Artistas de Cambres



É secular a existência de bons artistas-pedreiros, nascidos na linda e ubérrima freguesia de Cambres, onde predominam as exuberantes florescências vinícolas e agrícolas de famosas quintas- verdadeiros paraísos de produção vegetal- mormente as da Corredoura, da Pacheca, de Tourais, das Laranjeiras, dos Varais, do Carneiro, da Salada, da Azenha, de Vale Abraão- um éden formosíssimo- e de outras, cujos nomes não me ocorrem neste momento.
Rincão adorável, repleto de pitoresco, onde as raparigas-maciças construtivas- airosas e palradeiras, garridas e desenvoltas, decididas e rumorejantes, desenganadas e gargalhadeiras (…) alegram a vida em que redemoinham, cantando e moirejando, como souberam moirejar e cantar os cinzeis dos canteiros, seus avós, ao lavrarem os primores decantados que deixaram esculpidos na pedra alvinitente de S. Domingos e dos montes arrabaldinos de Penude.(…)
Foi assim que eu consegui reviver da mudez sepulcral dos arquivos da região alguns nomes de artistas de Cambres, os quais passo a enumerar, para que esses anónimos produtores dum passado artístico, uma réstia de luz ilumine a sua secular obscuridade.(…)

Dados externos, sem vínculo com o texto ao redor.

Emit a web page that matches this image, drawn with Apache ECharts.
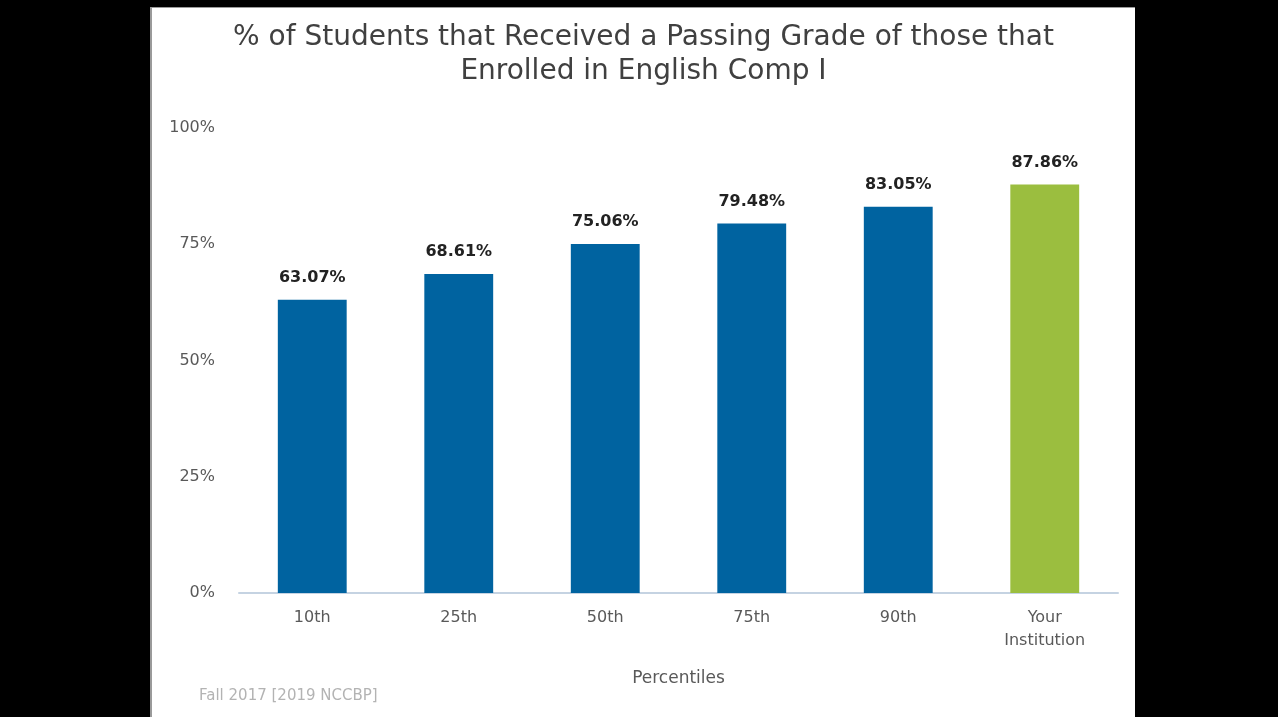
<!DOCTYPE html>
<html>
<head>
<meta charset="utf-8">
<script src="https://cdn.jsdelivr.net/npm/echarts@6/dist/echarts.min.js"></script>
<style>
  html, body { margin: 0; padding: 0; background: #000; width: 1278px; height: 717px; overflow: hidden; }
  #panel { position: absolute; left: 150px; top: 7px; width: 985px; height: 710px; background: #fff;
           border-top: 1px solid #9a9a9a; border-left: 2px solid #9a9a9a; box-sizing: border-box; }
  #chart { width: 100%; height: 100%; }
</style>
</head>
<body>
<div id="panel"><div id="chart"></div></div>
<script>
// Passing-rate percentiles for English Comp I
const categories = ['10th', '25th', '50th', '75th', '90th', 'Your\nInstitution'];
const passRates = [63.07, 68.61, 75.06, 79.48, 83.05, 87.86];
const yTicks = [0, 25, 50, 75, 100];

const BLUE = '#0063A0';
const GREEN = '#9BBE3F';
const FONT = '"DejaVu Sans", "Noto Sans", sans-serif';

const chart = echarts.init(document.getElementById('chart'), null, { renderer: 'canvas' });

chart.setOption({
  backgroundColor: '#fff',
  animation: false,
  title: {
    text: '% of Students that Received a Passing Grade of those that\nEnrolled in English Comp I',
    left: 'center',
    top: 8,
    textStyle: { fontFamily: FONT, fontSize: 28, fontWeight: 'normal', color: '#404040', lineHeight: 34 }
  },
  grid: { left: 87, right: 17, top: 120, bottom: 124, containLabel: false },
  xAxis: {
    type: 'category',
    data: categories,
    name: 'Percentiles',
    nameLocation: 'middle',
    nameGap: 77,
    nameTextStyle: { fontFamily: FONT, fontSize: 17, color: '#595959' },
    axisLine: { lineStyle: { color: '#c5d3e2', width: 2 } },
    axisTick: { show: false },
    axisLabel: { fontFamily: FONT, fontSize: 16, color: '#595959', margin: 13, lineHeight: 23 }
  },
  yAxis: {
    type: 'value',
    min: yTicks[0],
    max: yTicks[yTicks.length - 1],
    interval: 25,
    axisLine: { show: false },
    axisTick: { show: false },
    splitLine: { show: false },
    axisLabel: { fontFamily: FONT, fontSize: 16, color: '#595959', margin: 24, formatter: v => v + '%' }
  },
  series: [{
    type: 'bar',
    barWidth: '47%',
    data: passRates.map((v, i) => ({
      value: v,
      itemStyle: { color: i === passRates.length - 1 ? GREEN : BLUE }
    })),
    label: {
      show: true,
      position: 'top',
      distance: 14,
      fontFamily: FONT,
      fontSize: 16,
      fontWeight: 'bold',
      color: '#222',
      formatter: p => p.value.toFixed(2) + '%'
    }
  }],
  graphic: [{
    type: 'text',
    left: 47,
    top: 681,
    style: { text: 'Fall 2017 [2019 NCCBP]', fontFamily: FONT, fontSize: 15, fill: '#b3b3b3' }
  }]
});
</script>
</body>
</html>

Nas obras quinhentistas que se realizaram na Sé de Lamego, apareceram os nomes dos canteiros de Cambres—Martim Cabral, João Bento, Manuel Rodrigues, António Mendes, Joaquim, Afonso, Domingos Henriques, Bento Pinheiro e Francisco Baptista.
No livro de contas das obras efectuadas na mesma Sé, nos anos de 1735 e 1736, encontro os nomes de António Afonso, João Ferreira e Domingos Novais, aparelhadores, ganhando 240 reis por dia.

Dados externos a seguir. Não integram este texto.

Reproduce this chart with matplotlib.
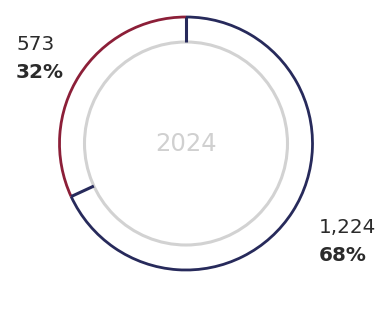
import matplotlib
matplotlib.use("Agg")
import matplotlib.pyplot as plt
from matplotlib.patches import Arc, Circle
import numpy as np

year = "2024"
categories = ["Navy segment", "Red segment"]
values = [1224, 573]
value_labels = ["1,224", "573"]
pct_labels = ["68%", "32%"]
colors = ["#272a5b", "#8c1f38"]
inner_color = "#d2d2d2"

W, H = 377, 332
fig = plt.figure(figsize=(W / 100, H / 100), dpi=100)
ax = fig.add_axes([0, 0, 1, 1])
ax.set_xlim(0, W)
ax.set_ylim(0, H)
ax.set_aspect("equal")
ax.axis("off")

cx, cy = 186, H - 143.5
r_out, r_in = 126.5, 101.5

# inner reference ring
ax.add_patch(Circle((cx, cy), r_in, fill=False, ec=inner_color, lw=2.2))

# outer ring segments; first segment runs clockwise from 12 o'clock
total = sum(values)
start = 90.0
for v, c in zip(values, colors):
    sweep = 360.0 * v / total
    end = start - sweep
    ax.add_patch(Arc((cx, cy), 2 * r_out, 2 * r_out, theta1=end, theta2=start,
                     color=c, lw=2.0))
    start = end

# separators at the boundaries between segments
ang = 90.0
for v in values:
    a = np.deg2rad(ang)
    ax.plot([cx + r_in * np.cos(a), cx + r_out * np.cos(a)],
            [cy + r_in * np.sin(a), cy + r_out * np.sin(a)],
            color=colors[0], lw=2.2, solid_capstyle="butt")
    ang -= 360.0 * v / total

font = "DejaVu Sans"
ax.text(cx + 0.5, cy - 0.5, year, ha="center", va="center", fontsize=17.5,
        color="#d0d0d0", family=font)

fs = 14.4
ax.text(16, H - 50.5, value_labels[1], ha="left", va="baseline", fontsize=fs,
        color="#2b2b2b", family=font)
ax.text(16, H - 78, pct_labels[1], ha="left", va="baseline", fontsize=fs,
        color="#2b2b2b", family=font, fontweight="bold")
ax.text(319, H - 233, value_labels[0], ha="left", va="baseline", fontsize=fs,
        color="#2b2b2b", family=font)
ax.text(319, H - 261, pct_labels[0], ha="left", va="baseline", fontsize=fs,
        color="#2b2b2b", family=font, fontweight="bold")

fig.savefig("out.png", dpi=100, facecolor="white")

Oficiais, com a diária de 120 reis: Custódio Francisco, Francisco Bento, João Melo, António Mendes, António Rodrigues, Henrique Almeida, José Afonso, Francisco Teixeira e Luís da Cunha.
No rol das despesas feitas com as obras do Recolhimento de Santa Tereza da Regueira, no ano de 1723, se encontram os nomes de Manuel Aparício, Joaquim Meireles, Jorge Pinto, Agostinho Simões e João Marçal, todos de Cambres.
No livro de contas que se fizeram no Convento das Chagas, em 1753, deparei com nomes de Luís Novais, Afonso Rodrigues, Agostinho Simões, Pedro Moreira, Alberto dos Santos e Narciso Nogueira, naturais de Cambres.
Nos apontamentos das despesas feitas nas obras de restauro no antigo Paço Episcopal, em 1747 aparecem os seguintes nomes de artistas de Cambres: Melchior Pinto, Bernardo Afonso, Rodrigo Pinheiro, Manuel de Matos, Bernardino Simões e Fausto Maria.
Mais deve ser o número dos antigos artistas de Cambres, (…).
Dos artistas contemporâneos cujo número é copioso e notável, manda a Justiça e a Razão destacar o exímio e saudoso Mestre José Luís Perpétua---lídima glória da sua terra (…).
A sua obra executada em Lamego, foi grande e notável, (…).
Lá estão, no alto de Santo Estevão, as aliciantes torres dos Remédios---filigranadas em brincado estilo rocaille---onde perpetuou a prova evidente do seu fulgurante savoir-faire de cinzelador, de colaboração com Mestre Francisco, de Medelo, sob a direcção de Manuel Domingues, empreiteiro da obra, segundo o projecto de Matos Cid. Isto ainda na primeira torre, porque na segunda foi ele quem dirigiu os trabalhos, tendo como colaborador o seu discípulo Alexandre Magalhães, também artista exímio de Cambres, deixando este um herdeiro do seu nome, que o tem honrado com admirável perícia ornamental, provando que filho de peixe sabe nadar, para o que basta observar a bela construção e decoração do edifício dos Bombeiros Voluntários de Lamego.
José Perpétua, além de ter sido um esmerado executor, foi também um apreciável desenhador arquitectural, como se vê dos prolíficos trabalhos que se acham distribuídos pela nossa região.(…).
Um dos seus notáveis trabalhos foi o palacete manuelino, que meu primo José Guedes Pinto projectou, o que José Perpétua construiu e cinzelou primorosamente.
É lamentável que esse lindíssimo palacete fosse, mais tarde, reduzido a uma triste expressão arquitectónica.
A bela fonte que foi transladada para o Espírito Santo é também uma obra admirável de canteiro, que ele executou com a colaboração de Alexandre Magalhães, tendo eu desenhado a parte ornamental.
Podia ainda referir-me a outros artistas contemporâneos de Cambres;(…).